Employment Law News
It was widely publicised before Christmas that John McCririck, horse-racing pundit, lost his age discrimination claim against Channel 4. The Tribunal appears to have found that the decision to dismiss Mr McCririck was not age-related but due to his sexist views, unpalatable presenting style and controversial appearances on reality TV shows. That said, the Tribunal judgment stands up poorly under legal scrutiny and the factual basis for the decision is not entirely clear.
In 2012, Channel 4 secured the exclusive rights to broadcast horse racing ‘crown jewel’ events on terrestrial TV. This was a real coup and the broadcaster decided to use this opportunity to ‘to grow new audiences’.
As part of a shake-up of its presenting team designed to achieve this growth, Mr McCririck, aged 72, was dismissed. He claimed that he lost his job to younger rival, Clare Balding, because of his age and sought £3m in damages.
In age discrimination cases, the legal analysis is as follows:
- Stage 1 – the employee must show evidence from which discrimination can be inferred in the absence of an adequate explanation;
- Stage 2 – if the employee is successful at (1), the burden of proof shifts to the employer to prove that discrimination did not occur i.e. to provide a non-discriminatory explanation for its actions; and
- Stage 3 – if discrimination did occur (i.e. the employer cannot provide a non-discriminatory explanation), it has a second bite of the cherry as it has a chance to argue that its actions are justified in any case.
Mr McCririck satisfied Stage 1 as he convinced the Tribunal that there was sufficient evidence to infer that discrimination had taken place. That evidence included: (1) that Mr McCririck’s co-presenter, Ms Tanya Stevenson, aged 42, was retained as a presenter on Channel 4 racing; and (2) all of the presenters whose contracts were terminated as part of Channel 4’s ‘revamping’ were over 50.
The Tribunal then went straight on to Stage 3 and considered whether the decision to dismiss Mr McCririck could be justified. That suggests that either Channel 4 was unable to provide a non-discriminatory explanation or the Tribunal got confused as to the legal test to be applied.
At the very end of its judgment, the Tribunal suggests that McCririck was “dismissed because of his persona emanating from his appearances on celebrity television shows….together with his appearances as a broadcaster on Channel 4 Racing where, as he accepted, his style of dress, attitudes, opinions and tic tac gestures were not in keeping with the new aims’. That appears to be a non discriminatory explanation for the dismissal but if that is the case, why did the Tribunal go on to consider justification at all?

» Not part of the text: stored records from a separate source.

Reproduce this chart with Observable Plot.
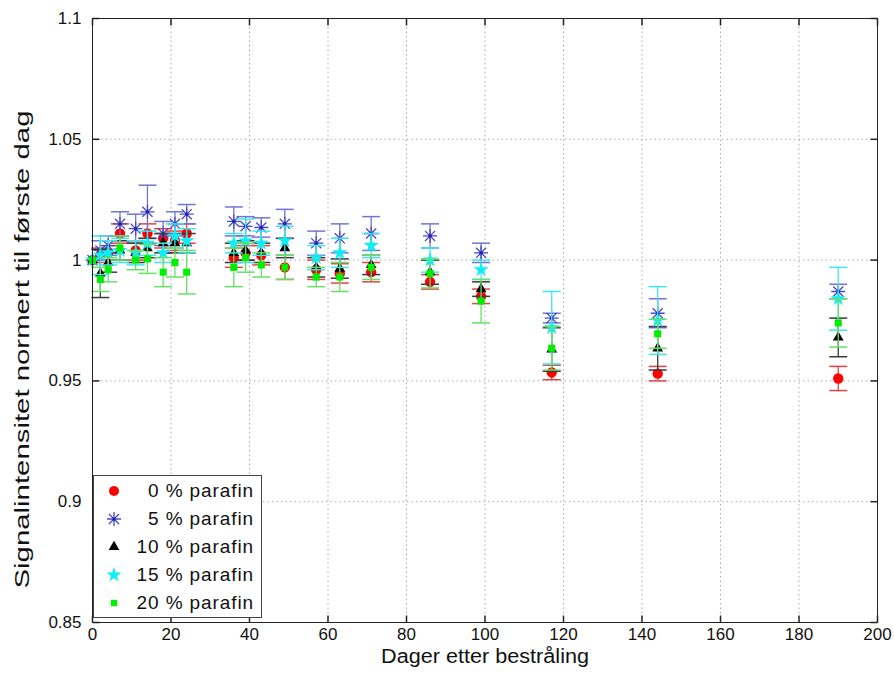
<!DOCTYPE html>
<html><head><meta charset="utf-8">
<script src="https://cdn.jsdelivr.net/npm/d3@7"></script>
<script src="https://cdn.jsdelivr.net/npm/@observablehq/plot@0.6"></script>
<style>
body{margin:0;background:#fff;font-family:"Liberation Sans",Arial,sans-serif;}
#wrap{position:relative;width:894px;height:675px;}
#legend{position:absolute;left:93px;top:475px;width:169px;height:143px;border:1px solid #444;background:#fff;box-sizing:border-box;}
.row{position:absolute;left:0;width:100%;height:26px;}
.row svg{position:absolute;left:8px;top:0;}
.row span{position:absolute;right:7px;top:2px;font-size:19px;letter-spacing:0.9px;color:#111;}
</style></head><body><div id="wrap"><div id="legend"></div></div>
<script>
const days = [0, 2, 4, 7, 11, 14, 18, 21, 24, 36, 39, 43, 49, 57, 63, 71, 86, 99, 117, 144, 190];
const p0  = [1.000, 1.002, 1.003, 1.011, 1.004, 1.011, 1.009, 1.008, 1.011, 1.001, 1.003, 1.002, 0.997, 0.996, 0.9945, 0.995, 0.991, 0.985, 0.9535, 0.953, 0.951];
const e0  = [0, 0.003, 0.003, 0.004, 0.004, 0.004, 0.004, 0.004, 0.004, 0.004, 0.003, 0.004, 0.005, 0.004, 0.004, 0.004, 0.003, 0.003, 0.003, 0.003, 0.005];
const p5  = [1.000, 1.004, 1.006, 1.015, 1.013, 1.020, 1.011, 1.015, 1.019, 1.016, 1.014, 1.0135, 1.015, 1.007, 1.009, 1.011, 1.010, 1.003, 0.976, 0.978, 0.987];
const e5  = [0, 0.004, 0.004, 0.005, 0.006, 0.011, 0.005, 0.005, 0.004, 0.006, 0.004, 0.004, 0.006, 0.005, 0.006, 0.007, 0.005, 0.004, 0.002, 0.006, 0.003];
const p10 = [1.000, 0.9945, 0.999, 1.004, 1.003, 1.005, 1.007, 1.007, 1.007, 1.003, 1.004, 1.003, 1.005, 0.997, 0.9965, 0.998, 0.995, 0.988, 0.963, 0.9635, 0.968];
const e10 = [0, 0.010, 0.004, 0.004, 0.004, 0.004, 0.004, 0.004, 0.004, 0.004, 0.004, 0.004, 0.004, 0.004, 0.004, 0.004, 0.005, 0.003, 0.009, 0.009, 0.008];
const p15 = [1.000, 1.002, 1.003, 1.004, 1.003, 1.007, 1.003, 1.010, 1.008, 1.007, 1.008, 1.007, 1.008, 1.001, 1.003, 1.006, 1.000, 0.996, 0.972, 0.975, 0.984];
const e15 = [0, 0.008, 0.005, 0.005, 0.005, 0.005, 0.004, 0.005, 0.005, 0.004, 0.009, 0.005, 0.006, 0.005, 0.006, 0.005, 0.005, 0.004, 0.015, 0.014, 0.013];
const p20 = [1.000, 0.992, 0.996, 1.005, 1.000, 1.0005, 0.995, 0.999, 0.995, 0.997, 1.001, 0.998, 0.997, 0.993, 0.993, 0.997, 0.9945, 0.983, 0.9635, 0.9695, 0.974];
const e20 = [0, 0.005, 0.005, 0.005, 0.004, 0.006, 0.006, 0.006, 0.009, 0.008, 0.006, 0.005, 0.005, 0.004, 0.006, 0.005, 0.006, 0.009, 0.009, 0.006, 0.010];
const seriesNames = ["0 % parafin", "5 % parafin", "10 % parafin", "15 % parafin", "20 % parafin"];
const xTicks = [0, 20, 40, 60, 80, 100, 120, 140, 160, 180, 200];
const yTicks = [0.85, 0.9, 0.95, 1, 1.05, 1.1];
const yTickLabels = ["0.85", "0.9", "0.95", "1", "1.05", "1.1"];
const xLabel = "Dager etter bestråling";
const yLabel = "Signalintensitet normert til første dag";

// custom symbols
const capSym = {draw(c){ c.moveTo(-9,0); c.lineTo(9,0); }};
const ast8 = {draw(c){ const r=7, d=r*0.72; c.moveTo(-r,0);c.lineTo(r,0);c.moveTo(0,-r);c.lineTo(0,r);c.moveTo(-d,-d);c.lineTo(d,d);c.moveTo(-d,d);c.lineTo(d,-d); }};
const tickUp = {draw(c){ c.moveTo(0,0); c.lineTo(0,-7); }};
const tickDown = {draw(c){ c.moveTo(0,0); c.lineTo(0,7); }};
const tickRight = {draw(c){ c.moveTo(0,0); c.lineTo(7,0); }};
const tickLeft = {draw(c){ c.moveTo(0,0); c.lineTo(-7,0); }};

const styles = [
  {vals:p0, errs:e0, bar:"#e04545", marker:{symbol:"circle", r:5.2, fill:"#ff0000", stroke:"none"}},
  {vals:p5, errs:e5, bar:"#7474d8", marker:{symbol:ast8, fill:"none", stroke:"#4a4ac8", strokeWidth:1.3}},
  {vals:p10, errs:e10, bar:"#3a3a3a", marker:{symbol:"triangle", r:4.0, fill:"#000", stroke:"none"}},
  {vals:p15, errs:e15, bar:"#40e6ec", marker:{symbol:"star", r:4.8, fill:"#10eef5", stroke:"none"}},
  {vals:p20, errs:e20, bar:"#66e066", marker:{symbol:"square", r:4.0, fill:"#00ee00", stroke:"none"}}
];

const seriesMarks = [];
styles.forEach((s, i) => {
  const data = days.map((d, j) => ({day:d, v:s.vals[j], e:s.errs[j]}));
  const withErr = data.filter(d => d.e > 0);
  seriesMarks.push(
    Plot.ruleX(withErr, {x:"day", y1:d=>d.v-d.e, y2:d=>d.v+d.e, stroke:s.bar, strokeWidth:1.3}),
    Plot.dot(withErr, {x:"day", y:d=>d.v-d.e, symbol:capSym, stroke:s.bar, strokeWidth:1.5, fill:"none"}),
    Plot.dot(withErr, {x:"day", y:d=>d.v+d.e, symbol:capSym, stroke:s.bar, strokeWidth:1.5, fill:"none"}),
    Plot.dot(data, {x:"day", y:"v", ...s.marker})
  );
  if (i === 1) seriesMarks.push(Plot.dot(data, {x:"day", y:"v", r:1.6, fill:"#2020b0", stroke:"none"}));
});

const chart = Plot.plot({
  width: 894, height: 675,
  marginLeft: 92, marginRight: 17, marginTop: 18, marginBottom: 53,
  style: {fontFamily: "'Liberation Sans', Arial, sans-serif", fontSize: "17px", background: "white", color: "#111"},
  x: {domain: [0, 200]},
  y: {domain: [0.85, 1.1]},
  marks: [
    Plot.gridX(xTicks, {stroke:"#aaa", strokeOpacity:1, strokeDasharray:"1.5,3"}),
    Plot.gridY(yTicks, {stroke:"#aaa", strokeOpacity:1, strokeDasharray:"1.5,3"}),
    Plot.axisX(xTicks, {tickSize:0, tickPadding:5, label:null, fontSize:17}),
    Plot.axisY(yTicks, {tickSize:0, tickPadding:11, label:null, fontSize:17, tickFormat:(d)=>yTickLabels[yTicks.indexOf(d)]}),
    Plot.dot(xTicks, {x:d=>d, frameAnchor:"bottom", symbol:tickUp, stroke:"#222", fill:"none"}),
    Plot.dot(xTicks, {x:d=>d, frameAnchor:"top", symbol:tickDown, stroke:"#222", fill:"none"}),
    Plot.dot(yTicks, {y:d=>d, frameAnchor:"left", symbol:tickRight, stroke:"#222", fill:"none"}),
    Plot.dot(yTicks, {y:d=>d, frameAnchor:"right", symbol:tickLeft, stroke:"#222", fill:"none"}),
    ...seriesMarks,
    Plot.frame({stroke:"#222"}),
    Plot.text([xLabel], {text:d=>d, frameAnchor:"bottom", dy:40, fontSize:20, fill:"#111", className:"xlab"}),
    Plot.text([yLabel], {text:d=>d, frameAnchor:"bottom-left", textAnchor:"start", dx:-64, dy:-34, rotate:-90, fontSize:20, fill:"#111", className:"ylab"})
  ]
});
const wrap = document.getElementById("wrap");
wrap.insertBefore(chart, wrap.firstChild);
// stretch axis titles to the reference extents
const xl = chart.querySelector(".xlab text");
if (xl) { xl.setAttribute("textLength", 208); xl.setAttribute("lengthAdjust", "spacingAndGlyphs"); }
const yl = chart.querySelector(".ylab text");
if (yl) { yl.setAttribute("textLength", 478); yl.setAttribute("lengthAdjust", "spacingAndGlyphs"); }

// legend
const legend = document.getElementById("legend");
const astPath = (()=>{const p=d3.path(); ast8.draw(p); return p.toString();})();
const legSyms = [
  `<circle cx="12" cy="13" r="5" fill="#ff0000"/>`,
  `<path d="${astPath}" transform="translate(12,13)" stroke="#4a4ac8" stroke-width="1.3" fill="none"/><circle cx="12" cy="13" r="1.6" fill="#2020b0"/>`,
  `<path d="${d3.symbol(d3.symbolTriangle, 50)()}" transform="translate(12,13)" fill="#000"/>`,
  `<path d="${d3.symbol(d3.symbolStar, 72)()}" transform="translate(12,13)" fill="#10eef5"/>`,
  `<path d="${d3.symbol(d3.symbolSquare, 40)()}" transform="translate(12,13)" fill="#00ee00"/>`
];
seriesNames.forEach((name, i) => {
  const row = document.createElement("div");
  row.className = "row";
  row.style.top = (2 + i * 28) + "px";
  row.innerHTML = `<svg width="26" height="26">${legSyms[i]}</svg><span>${name}</span>`;
  legend.appendChild(row);
});
</script>
</body></html>
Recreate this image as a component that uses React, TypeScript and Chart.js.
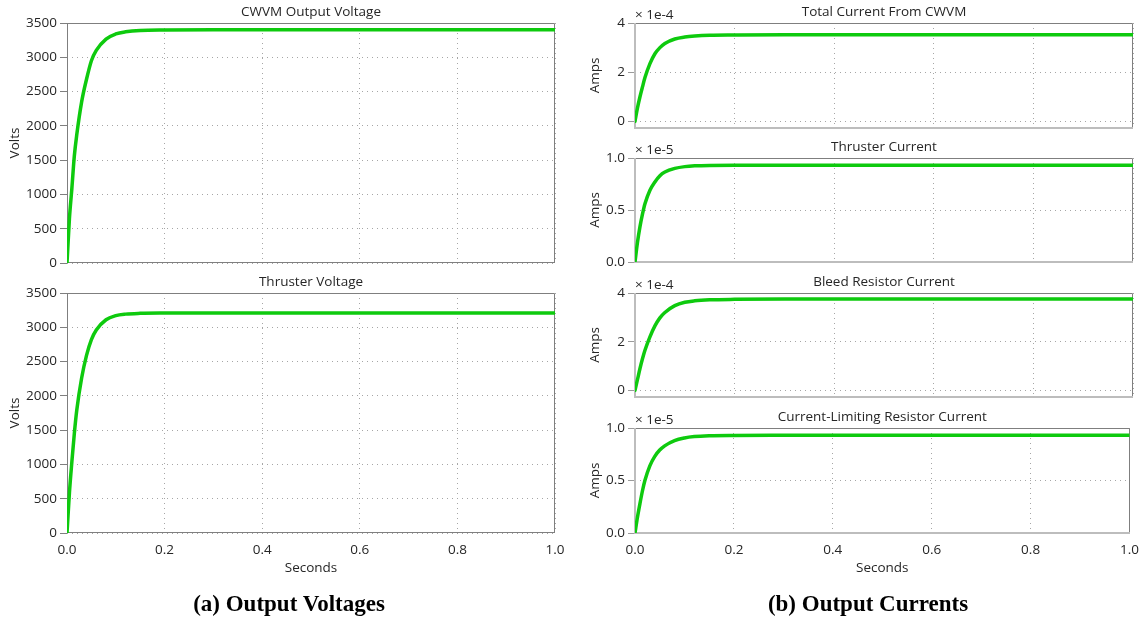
import React, { useEffect, useRef } from "react";
import { Chart, registerables } from "chart.js";

Chart.register(...registerables);

// ---------------- data ----------------
const timeSeconds = [0, 0.005, 0.01, 0.015, 0.02, 0.03, 0.04, 0.05, 0.06, 0.08, 0.1, 0.12, 0.15, 0.2, 0.3, 0.4, 0.5, 0.6, 0.7, 0.8, 0.9, 1.0];

// Volts
const cwvmOutputVoltage = [0, 650, 1090, 1560, 1870, 2350, 2680, 2950, 3100, 3265, 3340, 3372, 3392, 3398, 3400, 3400, 3400, 3400, 3400, 3400, 3400, 3400];
const thrusterVoltage = [0, 590, 1040, 1450, 1790, 2260, 2590, 2820, 2960, 3110, 3170, 3192, 3203, 3208, 3210, 3210, 3210, 3210, 3210, 3210, 3210, 3210];

// Amps (x 1e-4)
const totalCurrent = [0, 0.55, 1.0, 1.4, 1.78, 2.35, 2.75, 3.0, 3.17, 3.35, 3.43, 3.47, 3.5, 3.51, 3.52, 3.52, 3.52, 3.52, 3.52, 3.52, 3.52, 3.52];
// Amps (x 1e-5)
const thrusterCurrent = [0, 0.19, 0.34, 0.46, 0.56, 0.69, 0.77, 0.83, 0.865, 0.9, 0.917, 0.925, 0.929, 0.93, 0.93, 0.93, 0.93, 0.93, 0.93, 0.93, 0.93, 0.93];
// Amps (x 1e-4)
const bleedCurrent = [0, 0.45, 0.9, 1.3, 1.65, 2.2, 2.65, 2.98, 3.2, 3.48, 3.62, 3.68, 3.72, 3.74, 3.75, 3.75, 3.75, 3.75, 3.75, 3.75, 3.75, 3.75];
// Amps (x 1e-5)
const limitingCurrent = [0, 0.15, 0.28, 0.4, 0.5, 0.64, 0.73, 0.79, 0.83, 0.88, 0.905, 0.918, 0.926, 0.929, 0.93, 0.93, 0.93, 0.93, 0.93, 0.93, 0.93, 0.93];

const xTickValues = [0, 0.2, 0.4, 0.6, 0.8, 1.0];
const voltTickValues = [0, 500, 1000, 1500, 2000, 2500, 3000, 3500];
const amp4TickValues = [0, 2, 4];
const amp1TickValues = [0, 0.5, 1.0];

// ---------------- styling ----------------
const FONT_FAMILY = '"Open Sans", "Noto Sans", "DejaVu Sans", sans-serif';
const FONT_SIZE = 13.5;
const TEXT = "#262626";
const GRID = "#a6a6a6";
const GREEN = "rgb(14, 202, 14)";

const COLUMN: Record<string, any> = {
  left: { canvasLeft: 0, canvasWidth: 580, yTitleCenter: 15.5, sideColor: "#7f7f7f", sideWidth: 1, tick: "#7f7f7f" },
  right: { canvasLeft: 580, canvasWidth: 568, yTitleCenter: 595, sideColor: "#bdbdbd", sideWidth: 2, tick: "#9a9a9a" },
};

type Spec = {
  key: string;
  column: "left" | "right";
  title: string;
  yLabel: string;
  values: number[];
  yMin: number;
  yMax: number;
  yTicks: number[];
  yDigits: number;
  exponent?: string;
  showX: boolean;
  plot: { l: number; r: number; t: number; b: number };
};

const PANELS: Spec[] = [
  { key: "lt", column: "left", title: "CWVM Output Voltage", yLabel: "Volts", values: cwvmOutputVoltage, yMin: 0, yMax: 3500, yTicks: voltTickValues, yDigits: 0, showX: false, plot: { l: 67, r: 555, t: 23, b: 263 } },
  { key: "lb", column: "left", title: "Thruster Voltage", yLabel: "Volts", values: thrusterVoltage, yMin: 0, yMax: 3500, yTicks: voltTickValues, yDigits: 0, showX: true, plot: { l: 67, r: 555, t: 293, b: 533 } },
  { key: "r1", column: "right", title: "Total Current From CWVM", yLabel: "Amps", values: totalCurrent, yMin: -0.27, yMax: 4, yTicks: amp4TickValues, yDigits: 0, exponent: "\u00d7 1e-4", showX: false, plot: { l: 635, r: 1133, t: 23, b: 128 } },
  { key: "r2", column: "right", title: "Thruster Current", yLabel: "Amps", values: thrusterCurrent, yMin: 0, yMax: 1, yTicks: amp1TickValues, yDigits: 1, exponent: "\u00d7 1e-5", showX: false, plot: { l: 635, r: 1133, t: 158, b: 262 } },
  { key: "r3", column: "right", title: "Bleed Resistor Current", yLabel: "Amps", values: bleedCurrent, yMin: -0.27, yMax: 4, yTicks: amp4TickValues, yDigits: 0, exponent: "\u00d7 1e-4", showX: false, plot: { l: 635, r: 1133, t: 293, b: 397 } },
  { key: "r4", column: "right", title: "Current-Limiting Resistor Current", yLabel: "Amps", values: limitingCurrent, yMin: 0, yMax: 1, yTicks: amp1TickValues, yDigits: 1, exponent: "\u00d7 1e-5", showX: true, plot: { l: 635, r: 1133, t: 428, b: 533 } },
];

const framePlugin = {
  id: "frame",
  beforeDatasetsDraw(chart: any, _args: any, opts: any) {
    const { ctx, chartArea: a } = chart;
    const L = Math.round(a.left);
    const R = Math.round(a.right);
    const T = Math.round(a.top);
    const B = Math.round(a.bottom);
    ctx.save();
    ctx.setLineDash([]);
    ctx.strokeStyle = "#7f7f7f";
    ctx.lineWidth = 1;
    ctx.beginPath();
    ctx.moveTo(L, T + 0.5);
    ctx.lineTo(R - 0.5, T + 0.5);
    ctx.lineTo(R - 0.5, B);
    ctx.stroke();
    ctx.strokeStyle = opts.sideColor;
    ctx.lineWidth = opts.sideWidth;
    const off = opts.sideWidth % 2 === 1 ? 0.5 : 0;
    ctx.beginPath();
    ctx.moveTo(L + off, T);
    ctx.lineTo(L + off, B - off);
    ctx.lineTo(R, B - off);
    ctx.stroke();
    ctx.restore();
  },
};

const exponentPlugin = {
  id: "exponent",
  afterDraw(chart: any, _args: any, opts: any) {
    if (!opts || !opts.text) return;
    const { ctx, chartArea: a } = chart;
    ctx.save();
    ctx.font = `${FONT_SIZE}px ${FONT_FAMILY}`;
    ctx.fillStyle = TEXT;
    ctx.textAlign = "left";
    ctx.textBaseline = "middle";
    ctx.fillText(opts.text, a.left, a.top - 7.5);
    ctx.restore();
  },
};

function Panel({ spec }: { spec: Spec }) {
  const ref = useRef<HTMLCanvasElement | null>(null);
  const col = COLUMN[spec.column];
  const canvasTop = spec.plot.t - 24;
  const xAxisH = spec.showX ? 50 : 12;
  const height = spec.plot.b - canvasTop + xAxisH;
  const width = col.canvasWidth;

  useEffect(() => {
    const canvas = ref.current;
    if (!canvas) return;
    const lh = FONT_SIZE * 1.2;
    const titleCenter = 24 - 11;
    const titlePadTop = titleCenter - lh / 2;
    const titlePadBottom = 24 - titlePadTop - lh;
    const yTitlePad = col.yTitleCenter - col.canvasLeft - lh / 2;
    const xTitlePad = spec.plot.b + xAxisH - lh / 2 - 568.5;
    const plotLeftC = spec.plot.l - col.canvasLeft;
    const plotRightC = spec.plot.r - col.canvasLeft;
    const font = { family: FONT_FAMILY, size: FONT_SIZE, weight: "normal" as any };

    const chart = new Chart(canvas, {
      type: "line",
      data: {
        datasets: [
          {
            data: timeSeconds.map((t, i) => ({ x: t, y: spec.values[i] })),
            borderColor: GREEN,
            backgroundColor: GREEN,
            borderWidth: 3.5,
            pointRadius: 0,
            pointHoverRadius: 0,
            fill: false,
            cubicInterpolationMode: "monotone",
            borderCapStyle: "round",
            borderJoinStyle: "round",
          } as any,
        ],
      },
      options: {
        animation: false,
        responsive: false,
        maintainAspectRatio: false,
        events: [],
        layout: { padding: { left: 0, top: 0, bottom: 0, right: width - plotRightC } },
        plugins: {
          legend: { display: false },
          tooltip: { enabled: false },
          title: {
            display: true,
            text: spec.title,
            fullSize: false,
            color: TEXT,
            font,
            padding: { top: titlePadTop, bottom: titlePadBottom },
          },
          frame: { sideColor: col.sideColor, sideWidth: col.sideWidth },
          exponent: { text: spec.exponent || "" },
        } as any,
        scales: {
          x: {
            type: "linear",
            position: "bottom",
            min: 0,
            max: 1,
            afterBuildTicks: (s: any) => {
              s.ticks = xTickValues.map((v) => ({ value: v }));
            },
            afterFit: (s: any) => {
              s.height = xAxisH;
            },
            ticks: {
              display: spec.showX,
              autoSkip: false,
              maxRotation: 0,
              padding: 9,
              color: TEXT,
              font,
              callback: (v: any) => Number(v).toFixed(1),
            },
            grid: { color: GRID, lineWidth: 1, drawTicks: false, borderDash: [1, 4] } as any,
            border: { display: false, dash: [1, 4] },
            title: { display: spec.showX, text: "Seconds", color: TEXT, font, padding: { top: 0, bottom: xTitlePad } },
          },
          y: {
            type: "linear",
            min: spec.yMin,
            max: spec.yMax,
            afterBuildTicks: (s: any) => {
              s.ticks = spec.yTicks.map((v) => ({ value: v }));
            },
            afterFit: (s: any) => {
              s.width = plotLeftC;
            },
            ticks: {
              autoSkip: false,
              padding: 3,
              color: TEXT,
              font,
              callback: (v: any) => Number(v).toFixed(spec.yDigits),
            },
            grid: {
              color: GRID,
              lineWidth: 1,
              drawTicks: true,
              tickLength: 7,
              tickColor: col.tick,
              tickWidth: 1,
              tickBorderDash: [],
              borderDash: [1, 4],
            } as any,
            border: { display: false, dash: [1, 4] },
            title: { display: true, text: spec.yLabel, color: TEXT, font, padding: { top: yTitlePad, bottom: 0 } },
          },
        } as any,
      },
      plugins: [framePlugin, exponentPlugin],
    });
    return () => chart.destroy();
  }, [spec]);

  return (
    <canvas
      ref={ref}
      width={width}
      height={height}
      style={{ position: "absolute", left: col.canvasLeft, top: canvasTop, width, height }}
    />
  );
}

const captionStyle = (cx: number): React.CSSProperties => ({
  position: "absolute",
  left: cx - 200,
  width: 400,
  top: 591,
  textAlign: "center",
  fontFamily: '"Liberation Serif", "Times New Roman", serif',
  fontWeight: "bold",
  fontSize: 23,
  lineHeight: "26px",
  color: "#000",
});

export default function App() {
  return (
    <div style={{ position: "absolute", left: 0, top: 0, width: 1148, height: 621, background: "#fff", overflow: "hidden" }}>
      {PANELS.map((p) => (
        <Panel key={p.key} spec={p} />
      ))}
      <div style={captionStyle(289)}>(a) Output Voltages</div>
      <div style={captionStyle(868)}>(b) Output Currents</div>
    </div>
  );
}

In terms of justification, the Tribunal found that Channel 4’s aim of attracting a wider audience to horse racing was legitimate and the means used to achieve it were proportionate. Unfortunately, no explanation is provided of why the Tribunal decided the means used were proportionate and there is no discussion of what alternatives Channel 4 might have implemented in order to achieve the same aim.
Is Mr McCririck’s case really so different to that of presenter Miriam O’Reilly who successfully won her age discrimination case against her BBC bosses after being culled from the long-running ‘Countryfile’ series to be replaced by a younger presenting team? In that case, the wish to appeal to a primetime audience, including younger viewers, was found to be a legitimate aim but it was not proportionate “to do away with older presenters simply to pander to the assumed prejudice of some younger viewers”. It is unclear why the same does not apply in the present case.
Bearing in mind the flaws in the judgment, it seems likely we have not seen the last of Mr McCririck.